> [SUPPLIED INFORMATION]:

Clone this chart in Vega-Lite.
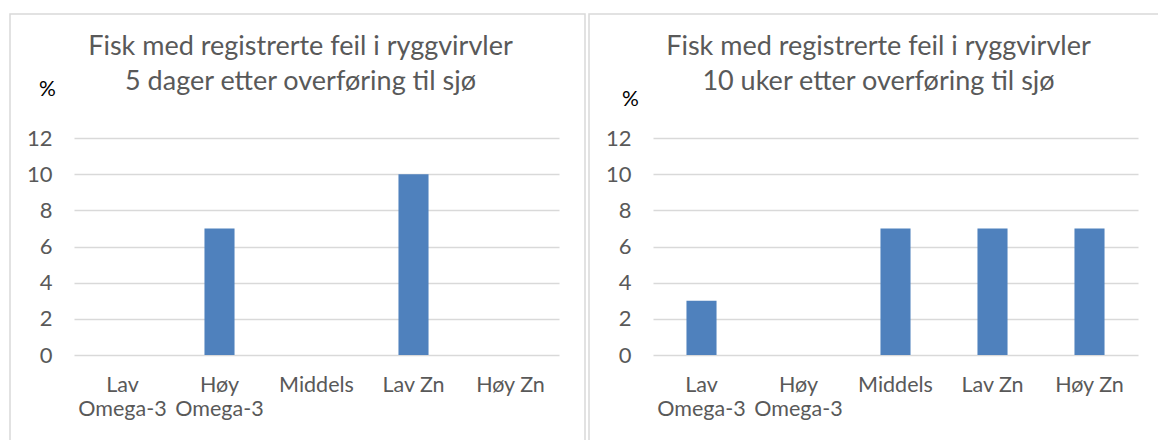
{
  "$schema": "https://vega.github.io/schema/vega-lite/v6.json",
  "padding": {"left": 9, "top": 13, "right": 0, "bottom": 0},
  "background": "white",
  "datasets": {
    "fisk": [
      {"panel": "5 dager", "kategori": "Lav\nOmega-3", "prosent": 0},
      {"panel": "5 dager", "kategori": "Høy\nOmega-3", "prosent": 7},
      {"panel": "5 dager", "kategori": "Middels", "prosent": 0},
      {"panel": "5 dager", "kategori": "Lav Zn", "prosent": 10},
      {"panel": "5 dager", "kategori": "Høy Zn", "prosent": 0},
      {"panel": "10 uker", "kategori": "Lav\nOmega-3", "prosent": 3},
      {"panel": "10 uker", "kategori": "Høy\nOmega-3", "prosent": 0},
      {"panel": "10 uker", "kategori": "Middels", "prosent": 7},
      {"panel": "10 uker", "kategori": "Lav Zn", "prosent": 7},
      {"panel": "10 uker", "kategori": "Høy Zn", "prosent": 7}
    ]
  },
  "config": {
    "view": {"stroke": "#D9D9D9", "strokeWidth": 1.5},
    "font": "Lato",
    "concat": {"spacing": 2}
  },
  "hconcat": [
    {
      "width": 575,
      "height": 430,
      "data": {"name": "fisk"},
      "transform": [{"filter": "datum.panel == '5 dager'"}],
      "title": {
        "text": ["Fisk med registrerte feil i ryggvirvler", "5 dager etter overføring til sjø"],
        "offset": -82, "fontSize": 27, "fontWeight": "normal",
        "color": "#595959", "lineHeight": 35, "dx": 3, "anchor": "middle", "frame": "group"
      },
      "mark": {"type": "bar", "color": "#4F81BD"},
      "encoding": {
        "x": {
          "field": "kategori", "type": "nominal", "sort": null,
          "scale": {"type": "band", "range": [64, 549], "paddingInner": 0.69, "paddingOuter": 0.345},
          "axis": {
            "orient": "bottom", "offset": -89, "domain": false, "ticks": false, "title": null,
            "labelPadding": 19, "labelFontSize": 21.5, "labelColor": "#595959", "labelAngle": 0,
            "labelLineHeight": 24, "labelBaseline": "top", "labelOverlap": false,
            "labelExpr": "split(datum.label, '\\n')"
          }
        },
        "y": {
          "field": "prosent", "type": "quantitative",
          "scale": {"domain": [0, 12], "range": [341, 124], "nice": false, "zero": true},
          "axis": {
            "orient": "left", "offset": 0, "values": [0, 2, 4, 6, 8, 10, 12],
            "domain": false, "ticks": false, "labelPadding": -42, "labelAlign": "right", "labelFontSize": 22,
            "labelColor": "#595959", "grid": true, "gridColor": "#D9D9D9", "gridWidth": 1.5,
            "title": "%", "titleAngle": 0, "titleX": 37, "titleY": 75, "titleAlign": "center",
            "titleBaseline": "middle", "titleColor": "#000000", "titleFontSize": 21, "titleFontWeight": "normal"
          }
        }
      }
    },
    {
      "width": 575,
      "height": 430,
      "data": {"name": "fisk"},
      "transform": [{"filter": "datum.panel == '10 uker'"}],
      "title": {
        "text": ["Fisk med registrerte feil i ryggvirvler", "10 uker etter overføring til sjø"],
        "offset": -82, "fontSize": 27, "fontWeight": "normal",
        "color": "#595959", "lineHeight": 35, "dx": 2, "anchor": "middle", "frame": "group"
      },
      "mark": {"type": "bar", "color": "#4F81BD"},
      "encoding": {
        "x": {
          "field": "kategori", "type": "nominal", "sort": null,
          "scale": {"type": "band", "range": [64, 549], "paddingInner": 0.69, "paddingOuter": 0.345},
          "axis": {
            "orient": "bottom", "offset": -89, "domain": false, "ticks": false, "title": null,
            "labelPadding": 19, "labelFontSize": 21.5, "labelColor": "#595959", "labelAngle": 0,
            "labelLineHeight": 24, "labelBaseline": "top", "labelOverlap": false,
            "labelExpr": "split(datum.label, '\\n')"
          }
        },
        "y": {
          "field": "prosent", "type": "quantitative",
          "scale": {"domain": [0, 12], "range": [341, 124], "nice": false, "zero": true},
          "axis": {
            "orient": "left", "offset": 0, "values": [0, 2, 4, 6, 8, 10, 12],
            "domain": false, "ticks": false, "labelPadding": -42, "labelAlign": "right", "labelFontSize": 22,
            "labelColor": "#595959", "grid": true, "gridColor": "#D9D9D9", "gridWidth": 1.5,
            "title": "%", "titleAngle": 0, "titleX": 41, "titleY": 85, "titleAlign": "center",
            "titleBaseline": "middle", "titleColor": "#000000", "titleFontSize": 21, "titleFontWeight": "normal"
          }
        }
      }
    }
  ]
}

> [AIM OF THE EXERCISE]:
Leave out the pictures and copy the rest of the material above exactly.

> [PROBLEM SOLUTION]:
Clone this chart in Vega-Lite.
{
  "$schema": "https://vega.github.io/schema/vega-lite/v6.json",
  "padding": {"left": 9, "top": 13, "right": 0, "bottom": 0},
  "background": "white",
  "datasets": {
    "fisk": [
      {"panel": "5 dager", "kategori": "Lav\nOmega-3", "prosent": 0},
      {"panel": "5 dager", "kategori": "Høy\nOmega-3", "prosent": 7},
      {"panel": "5 dager", "kategori": "Middels", "prosent": 0},
      {"panel": "5 dager", "kategori": "Lav Zn", "prosent": 10},
      {"panel": "5 dager", "kategori": "Høy Zn", "prosent": 0},
      {"panel": "10 uker", "kategori": "Lav\nOmega-3", "prosent": 3},
      {"panel": "10 uker", "kategori": "Høy\nOmega-3", "prosent": 0},
      {"panel": "10 uker", "kategori": "Middels", "prosent": 7},
      {"panel": "10 uker", "kategori": "Lav Zn", "prosent": 7},
      {"panel": "10 uker", "kategori": "Høy Zn", "prosent": 7}
    ]
  },
  "config": {
    "view": {"stroke": "#D9D9D9", "strokeWidth": 1.5},
    "font": "Lato",
    "concat": {"spacing": 2}
  },
  "hconcat": [
    {
      "width": 575,
      "height": 430,
      "data": {"name": "fisk"},
      "transform": [{"filter": "datum.panel == '5 dager'"}],
      "title": {
        "text": ["Fisk med registrerte feil i ryggvirvler", "5 dager etter overføring til sjø"],
        "offset": -82, "fontSize": 27, "fontWeight": "normal",
        "color": "#595959", "lineHeight": 35, "dx": 3, "anchor": "middle", "frame": "group"
      },
      "mark": {"type": "bar", "color": "#4F81BD"},
      "encoding": {
        "x": {
          "field": "kategori", "type": "nominal", "sort": null,
          "scale": {"type": "band", "range": [64, 549], "paddingInner": 0.69, "paddingOuter": 0.345},
          "axis": {
            "orient": "bottom", "offset": -89, "domain": false, "ticks": false, "title": null,
            "labelPadding": 19, "labelFontSize": 21.5, "labelColor": "#595959", "labelAngle": 0,
            "labelLineHeight": 24, "labelBaseline": "top", "labelOverlap": false,
            "labelExpr": "split(datum.label, '\\n')"
          }
        },
        "y": {
          "field": "prosent", "type": "quantitative",
          "scale": {"domain": [0, 12], "range": [341, 124], "nice": false, "zero": true},
          "axis": {
            "orient": "left", "offset": 0, "values": [0, 2, 4, 6, 8, 10, 12],
            "domain": false, "ticks": false, "labelPadding": -42, "labelAlign": "right", "labelFontSize": 22,
            "labelColor": "#595959", "grid": true, "gridColor": "#D9D9D9", "gridWidth": 1.5,
            "title": "%", "titleAngle": 0, "titleX": 37, "titleY": 75, "titleAlign": "center",
            "titleBaseline": "middle", "titleColor": "#000000", "titleFontSize": 21, "titleFontWeight": "normal"
          }
        }
      }
    },
    {
      "width": 575,
      "height": 430,
      "data": {"name": "fisk"},
      "transform": [{"filter": "datum.panel == '10 uker'"}],
      "title": {
        "text": ["Fisk med registrerte feil i ryggvirvler", "10 uker etter overføring til sjø"],
        "offset": -82, "fontSize": 27, "fontWeight": "normal",
        "color": "#595959", "lineHeight": 35, "dx": 2, "anchor": "middle", "frame": "group"
      },
      "mark": {"type": "bar", "color": "#4F81BD"},
      "encoding": {
        "x": {
          "field": "kategori", "type": "nominal", "sort": null,
          "scale": {"type": "band", "range": [64, 549], "paddingInner": 0.69, "paddingOuter": 0.345},
          "axis": {
            "orient": "bottom", "offset": -89, "domain": false, "ticks": false, "title": null,
            "labelPadding": 19, "labelFontSize": 21.5, "labelColor": "#595959", "labelAngle": 0,
            "labelLineHeight": 24, "labelBaseline": "top", "labelOverlap": false,
            "labelExpr": "split(datum.label, '\\n')"
          }
        },
        "y": {
          "field": "prosent", "type": "quantitative",
          "scale": {"domain": [0, 12], "range": [341, 124], "nice": false, "zero": true},
          "axis": {
            "orient": "left", "offset": 0, "values": [0, 2, 4, 6, 8, 10, 12],
            "domain": false, "ticks": false, "labelPadding": -42, "labelAlign": "right", "labelFontSize": 22,
            "labelColor": "#595959", "grid": true, "gridColor": "#D9D9D9", "gridWidth": 1.5,
            "title": "%", "titleAngle": 0, "titleX": 41, "titleY": 85, "titleAlign": "center",
            "titleBaseline": "middle", "titleColor": "#000000", "titleFontSize": 21, "titleFontWeight": "normal"
          }
        }
      }
    }
  ]
}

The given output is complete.